If you’re not aware of this, having a bad credit score (500 or less) can have a very negative effect on your life. If you can get credit, it will have a very high interest rate. You will probably have to pay more for your auto insurance. If you can get a mortgage, it will have a high interest rate. And a low score could even prevent you from renting an apartment. So what can you do to improve your credit score? Here are six things that can help get the job done.
Pay your statements on time
Thirty-five percent of your credit score is based on how you’ve handled credit. If you haven’t been paying your bills on time start doing so – every time.
Pay all your balances down
Thirty percent of your score is based on the amount of credit you’ve used (your balances) vs. the total amount of credit you have available. If you have many cards with high balances, this will have a very bad impact on your credit score. So, you should pay down your debt until your total balances are at, or less than, 25% to 30% of your total limits. As an example of this, if you have a card with a $1000 limit and only a $250 balance, this will have a positive and quick impact on your credit score.
Get credit now
Despite what you may have been told, it’s not good to have no credit because the amount of time you’ve had credit determines 15% of your score. Lenders believe that the past foretells the future. If you’ve borrowed money and repaid your debts regularly over a 12-month period, you will be seen as a better risk than a person who has no credit record at all.
Don’t go crazy with credit cards
Don’t forget that 10% of your credit score is based on the number of times you’ve applied for credit – even of you never used the credit. The more loans or credit cards you’ve applied for, the more credit inquiries will turn up on your credit report. If you have a lot of credit inquiries, lenders will think you may be struggling financially or have a lot of debt. So, the fewer applications you make, the better it is for your credit score.
Have different types of credit
The different types of credit accounts you have determine 10% of your credit score. This includes credit cards, retail accounts, installment loans, mortgage loans and any other type of credit possible. If you have a variety of types of credit, this shows that you are able to responsibly handle different kinds of accounts.

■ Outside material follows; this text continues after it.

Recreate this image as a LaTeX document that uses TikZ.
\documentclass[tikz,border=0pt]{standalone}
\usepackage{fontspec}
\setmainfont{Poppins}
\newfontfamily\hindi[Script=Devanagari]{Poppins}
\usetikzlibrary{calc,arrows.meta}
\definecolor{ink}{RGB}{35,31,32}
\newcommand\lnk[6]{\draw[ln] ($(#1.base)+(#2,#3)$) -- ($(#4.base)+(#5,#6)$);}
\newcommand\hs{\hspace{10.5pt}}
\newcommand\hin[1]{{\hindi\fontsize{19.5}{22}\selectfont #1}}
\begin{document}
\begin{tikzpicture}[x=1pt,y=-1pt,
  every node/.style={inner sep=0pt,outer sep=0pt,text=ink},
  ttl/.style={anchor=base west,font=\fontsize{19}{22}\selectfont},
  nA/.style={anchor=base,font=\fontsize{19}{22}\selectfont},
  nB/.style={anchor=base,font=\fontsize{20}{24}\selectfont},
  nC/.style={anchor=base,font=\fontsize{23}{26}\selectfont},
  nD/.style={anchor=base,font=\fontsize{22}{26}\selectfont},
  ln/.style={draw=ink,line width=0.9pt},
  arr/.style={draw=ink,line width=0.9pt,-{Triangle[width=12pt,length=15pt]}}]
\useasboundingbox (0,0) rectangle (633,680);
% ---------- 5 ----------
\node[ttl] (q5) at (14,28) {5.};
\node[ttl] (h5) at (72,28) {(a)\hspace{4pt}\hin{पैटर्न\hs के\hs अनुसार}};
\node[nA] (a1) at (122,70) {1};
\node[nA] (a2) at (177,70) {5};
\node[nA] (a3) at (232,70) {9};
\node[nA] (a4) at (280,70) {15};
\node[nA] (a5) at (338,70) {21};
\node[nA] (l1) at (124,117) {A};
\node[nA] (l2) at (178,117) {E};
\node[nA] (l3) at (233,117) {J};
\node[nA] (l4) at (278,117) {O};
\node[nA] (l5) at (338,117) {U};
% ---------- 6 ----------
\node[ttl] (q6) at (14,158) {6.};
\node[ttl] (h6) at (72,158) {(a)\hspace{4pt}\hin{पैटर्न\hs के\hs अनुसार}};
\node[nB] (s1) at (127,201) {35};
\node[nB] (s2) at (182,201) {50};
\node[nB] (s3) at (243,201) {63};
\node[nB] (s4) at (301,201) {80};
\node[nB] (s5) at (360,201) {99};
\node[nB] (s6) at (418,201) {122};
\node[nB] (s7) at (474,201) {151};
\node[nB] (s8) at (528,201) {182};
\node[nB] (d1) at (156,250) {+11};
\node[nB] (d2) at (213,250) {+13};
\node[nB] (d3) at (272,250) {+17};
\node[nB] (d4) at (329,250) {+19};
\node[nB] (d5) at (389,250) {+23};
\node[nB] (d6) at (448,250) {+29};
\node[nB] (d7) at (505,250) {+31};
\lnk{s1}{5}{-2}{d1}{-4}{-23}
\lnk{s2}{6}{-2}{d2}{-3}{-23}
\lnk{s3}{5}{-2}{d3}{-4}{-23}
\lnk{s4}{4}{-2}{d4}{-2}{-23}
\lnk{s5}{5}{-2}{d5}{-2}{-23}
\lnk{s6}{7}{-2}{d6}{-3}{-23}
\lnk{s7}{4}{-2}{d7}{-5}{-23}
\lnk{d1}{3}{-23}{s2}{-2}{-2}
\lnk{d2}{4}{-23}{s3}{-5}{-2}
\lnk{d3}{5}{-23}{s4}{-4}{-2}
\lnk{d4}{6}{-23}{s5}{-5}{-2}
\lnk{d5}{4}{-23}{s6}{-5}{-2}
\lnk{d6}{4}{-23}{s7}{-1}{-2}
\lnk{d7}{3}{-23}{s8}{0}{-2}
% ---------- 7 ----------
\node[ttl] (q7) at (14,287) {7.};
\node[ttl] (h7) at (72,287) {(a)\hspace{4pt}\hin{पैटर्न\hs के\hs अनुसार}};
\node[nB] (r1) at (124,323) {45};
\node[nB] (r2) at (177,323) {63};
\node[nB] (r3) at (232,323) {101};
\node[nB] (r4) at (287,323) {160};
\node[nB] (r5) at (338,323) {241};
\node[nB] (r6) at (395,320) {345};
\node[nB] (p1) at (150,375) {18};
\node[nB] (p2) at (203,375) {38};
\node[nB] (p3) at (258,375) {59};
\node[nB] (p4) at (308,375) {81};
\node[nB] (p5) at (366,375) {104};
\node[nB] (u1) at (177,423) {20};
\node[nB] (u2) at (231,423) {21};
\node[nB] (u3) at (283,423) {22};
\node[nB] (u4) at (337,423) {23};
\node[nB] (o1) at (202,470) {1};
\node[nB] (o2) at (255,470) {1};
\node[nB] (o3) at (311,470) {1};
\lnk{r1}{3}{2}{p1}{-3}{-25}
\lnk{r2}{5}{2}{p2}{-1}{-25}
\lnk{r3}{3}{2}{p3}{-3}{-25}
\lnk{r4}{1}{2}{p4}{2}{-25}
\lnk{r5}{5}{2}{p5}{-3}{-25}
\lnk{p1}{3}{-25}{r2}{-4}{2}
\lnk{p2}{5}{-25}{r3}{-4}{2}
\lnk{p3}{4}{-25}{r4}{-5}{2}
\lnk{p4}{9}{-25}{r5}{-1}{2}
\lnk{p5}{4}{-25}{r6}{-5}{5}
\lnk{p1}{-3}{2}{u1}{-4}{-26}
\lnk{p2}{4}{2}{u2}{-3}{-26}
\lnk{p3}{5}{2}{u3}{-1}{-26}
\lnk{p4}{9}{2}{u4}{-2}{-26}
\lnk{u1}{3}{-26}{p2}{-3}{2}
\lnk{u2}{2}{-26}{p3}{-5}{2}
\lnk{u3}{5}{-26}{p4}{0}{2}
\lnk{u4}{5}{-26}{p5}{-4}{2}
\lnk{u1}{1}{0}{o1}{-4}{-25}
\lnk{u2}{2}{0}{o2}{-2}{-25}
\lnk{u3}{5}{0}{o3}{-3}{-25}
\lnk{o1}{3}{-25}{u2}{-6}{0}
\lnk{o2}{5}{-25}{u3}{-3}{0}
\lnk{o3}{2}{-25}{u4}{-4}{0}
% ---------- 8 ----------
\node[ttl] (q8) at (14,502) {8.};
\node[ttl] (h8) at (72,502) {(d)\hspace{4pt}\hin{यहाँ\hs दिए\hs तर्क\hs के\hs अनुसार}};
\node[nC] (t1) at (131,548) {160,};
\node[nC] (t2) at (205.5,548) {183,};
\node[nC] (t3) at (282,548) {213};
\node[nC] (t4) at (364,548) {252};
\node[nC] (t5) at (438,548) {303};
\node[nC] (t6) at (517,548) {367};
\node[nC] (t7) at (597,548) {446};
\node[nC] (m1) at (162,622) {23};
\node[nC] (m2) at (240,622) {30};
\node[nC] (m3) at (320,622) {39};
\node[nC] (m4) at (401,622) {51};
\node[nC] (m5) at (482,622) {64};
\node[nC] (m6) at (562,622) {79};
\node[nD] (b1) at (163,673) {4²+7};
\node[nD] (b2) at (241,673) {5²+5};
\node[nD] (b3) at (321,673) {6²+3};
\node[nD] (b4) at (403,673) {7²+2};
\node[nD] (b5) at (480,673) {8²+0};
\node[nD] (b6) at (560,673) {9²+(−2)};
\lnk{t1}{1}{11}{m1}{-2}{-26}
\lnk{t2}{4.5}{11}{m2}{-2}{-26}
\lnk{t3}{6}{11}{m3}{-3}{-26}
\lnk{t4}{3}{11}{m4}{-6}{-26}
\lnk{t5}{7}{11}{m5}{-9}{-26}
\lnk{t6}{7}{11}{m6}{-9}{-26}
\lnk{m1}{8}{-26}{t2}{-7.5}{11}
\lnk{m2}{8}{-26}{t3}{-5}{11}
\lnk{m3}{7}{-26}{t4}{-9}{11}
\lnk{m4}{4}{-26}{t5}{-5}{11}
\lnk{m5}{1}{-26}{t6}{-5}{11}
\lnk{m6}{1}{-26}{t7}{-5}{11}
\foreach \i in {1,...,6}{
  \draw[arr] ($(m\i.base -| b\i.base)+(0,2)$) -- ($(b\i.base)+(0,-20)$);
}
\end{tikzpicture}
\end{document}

Monitor your credit reports
The Federal Trade Commission recently issued a report said, among other things, that one in five Americans have errors in their credit reports that could be negatively affecting their scores. You need to monitor your reports from all three credit-reporting agencies because the information in one may not be the same as the information in another. In the event you find an error in one of your reports, you can dispute it and have it corrected or removed. Of course, you will need documentation to prove your case. Be sure to keep copies of all your paperwork as related to credit cards, mortgages, personal loans, etc.